A surviving spouse continues to have the option of treating the IRA as their own by rolling/transferring the account into an IRA in their name. This results in delayed distributions until they reach their RMD age and spreading the distributions over their life expectancy. If the spouse needs to take distributions before age 59 ½ for living expenses, they would be subject to the 10% penalty just as they would in their own IRA.

Therefore, if a spouse needed access to the funds before age 59 1/2, they may want to consider remaining a beneficiary and open a beneficiary IRA. In that case, the RMDs would be based on the original owner’s age and not the 10-year rule. Further, it would allow them to avoid the penalty for taking distributions before age 59 ½.

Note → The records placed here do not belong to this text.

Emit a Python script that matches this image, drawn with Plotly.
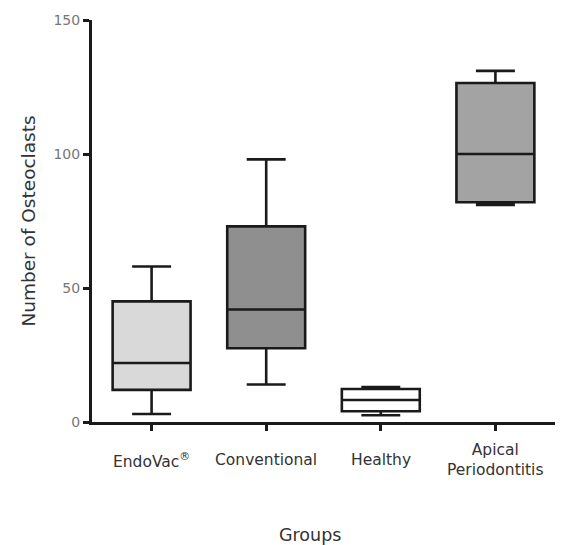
import plotly.graph_objects as go

categories = ["EndoVac", "Conventional", "Healthy", "Apical Periodontitis"]
tick_labels = ["EndoVac<sup>®</sup>", "Conventional", "Healthy", "Apical<br>Periodontitis"]
lower_whisker = [3, 14, 2.5, 81]
q1_values = [12, 27.5, 4, 82]
median_values = [22, 42, 8.2, 100]
q3_values = [45, 73, 12.3, 126.5]
upper_whisker = [58, 98, 13, 131]
y_ticks = [0, 50, 100, 150]

fill_colors = ["#d9d9d9", "#8f8f8f", "#ffffff", "#a3a3a3"]

fig = go.Figure()
for i, cat in enumerate(categories):
    fig.add_trace(go.Box(
        x=[i],
        q1=[q1_values[i]],
        median=[median_values[i]],
        q3=[q3_values[i]],
        lowerfence=[lower_whisker[i]],
        upperfence=[upper_whisker[i]],
        fillcolor=fill_colors[i],
        line=dict(color="#1a1a1a", width=2.6),
        width=0.68,
        whiskerwidth=0.5,
        boxpoints=False,
        name=cat,
        showlegend=False,
        hoverinfo="y",
    ))

for i, lab in enumerate(tick_labels):
    fig.add_annotation(
        x=i, y=-0.095, xref="x", yref="paper",
        text=lab, showarrow=False, yanchor="middle", xanchor="center",
        font=dict(family="DejaVu Sans", size=15.5, color="#333333"),
    )

fig.add_annotation(
    x=0.47, y=-0.281, xref="paper", yref="paper",
    text="Groups", showarrow=False, yanchor="middle", xanchor="center",
    font=dict(family="DejaVu Sans", size=17.5, color="#333333"),
)

fig.update_layout(
    width=561, height=537,
    margin=dict(l=84, r=14, t=12, b=123, autoexpand=False),
    paper_bgcolor="white", plot_bgcolor="white",
    boxmode="overlay",
    font=dict(family="DejaVu Sans", color="#333333"),
)
fig.update_xaxes(
    range=[-0.52, 3.52],
    tickvals=list(range(len(categories))),
    showticklabels=False,
    ticks="outside", ticklen=6, tickwidth=2.5, tickcolor="#1a1a1a",
    showline=True, linecolor="#1a1a1a", linewidth=3,
    showgrid=False, zeroline=False, automargin=False,
)
fig.update_yaxes(
    range=[0, 150],
    tickvals=y_ticks,
    ticks="outside", ticklen=6, tickwidth=2.5, tickcolor="#1a1a1a",
    tickfont=dict(family="DejaVu Sans", size=14, color="#777777"),
    showline=True, linecolor="#1a1a1a", linewidth=3,
    showgrid=False, zeroline=False, automargin=False,
    title=dict(text="Number of Osteoclasts", standoff=13,
               font=dict(family="DejaVu Sans", size=18.5, color="#333333")),
)

fig.write_html("out.html")
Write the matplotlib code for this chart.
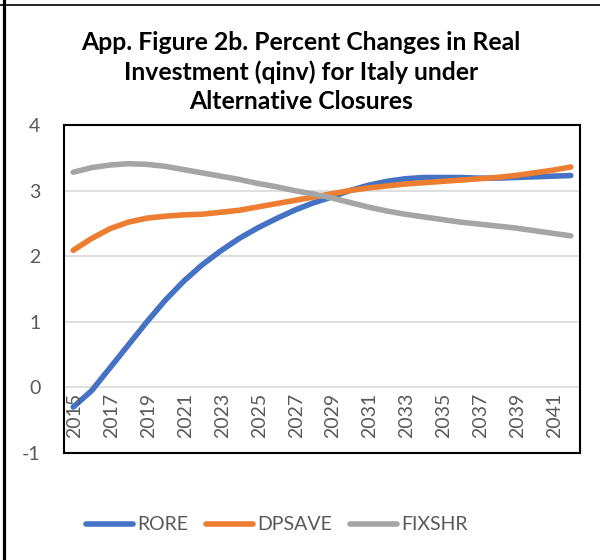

Minor Children of the IRA Owner

There is a special rule for the minor children of the decedent that allows them to take required minimum distributions based on their life expectancy until age 21. Once they reach age 21, the 10-year rule is triggered. Therefore, they must empty the inherited IRA by the end of the 10th year after reaching age 21. Please note that they must continue to take annual RMDs during that period as well.

Disabled or Chronically Ill Beneficiary

If a beneficiary meets the IRS definition of chronic illness or disability, they can take distributions based on their life expectancy.  The definition generally includes the inability to perform basic functions of daily life, the inability to work, and cognitive impairment.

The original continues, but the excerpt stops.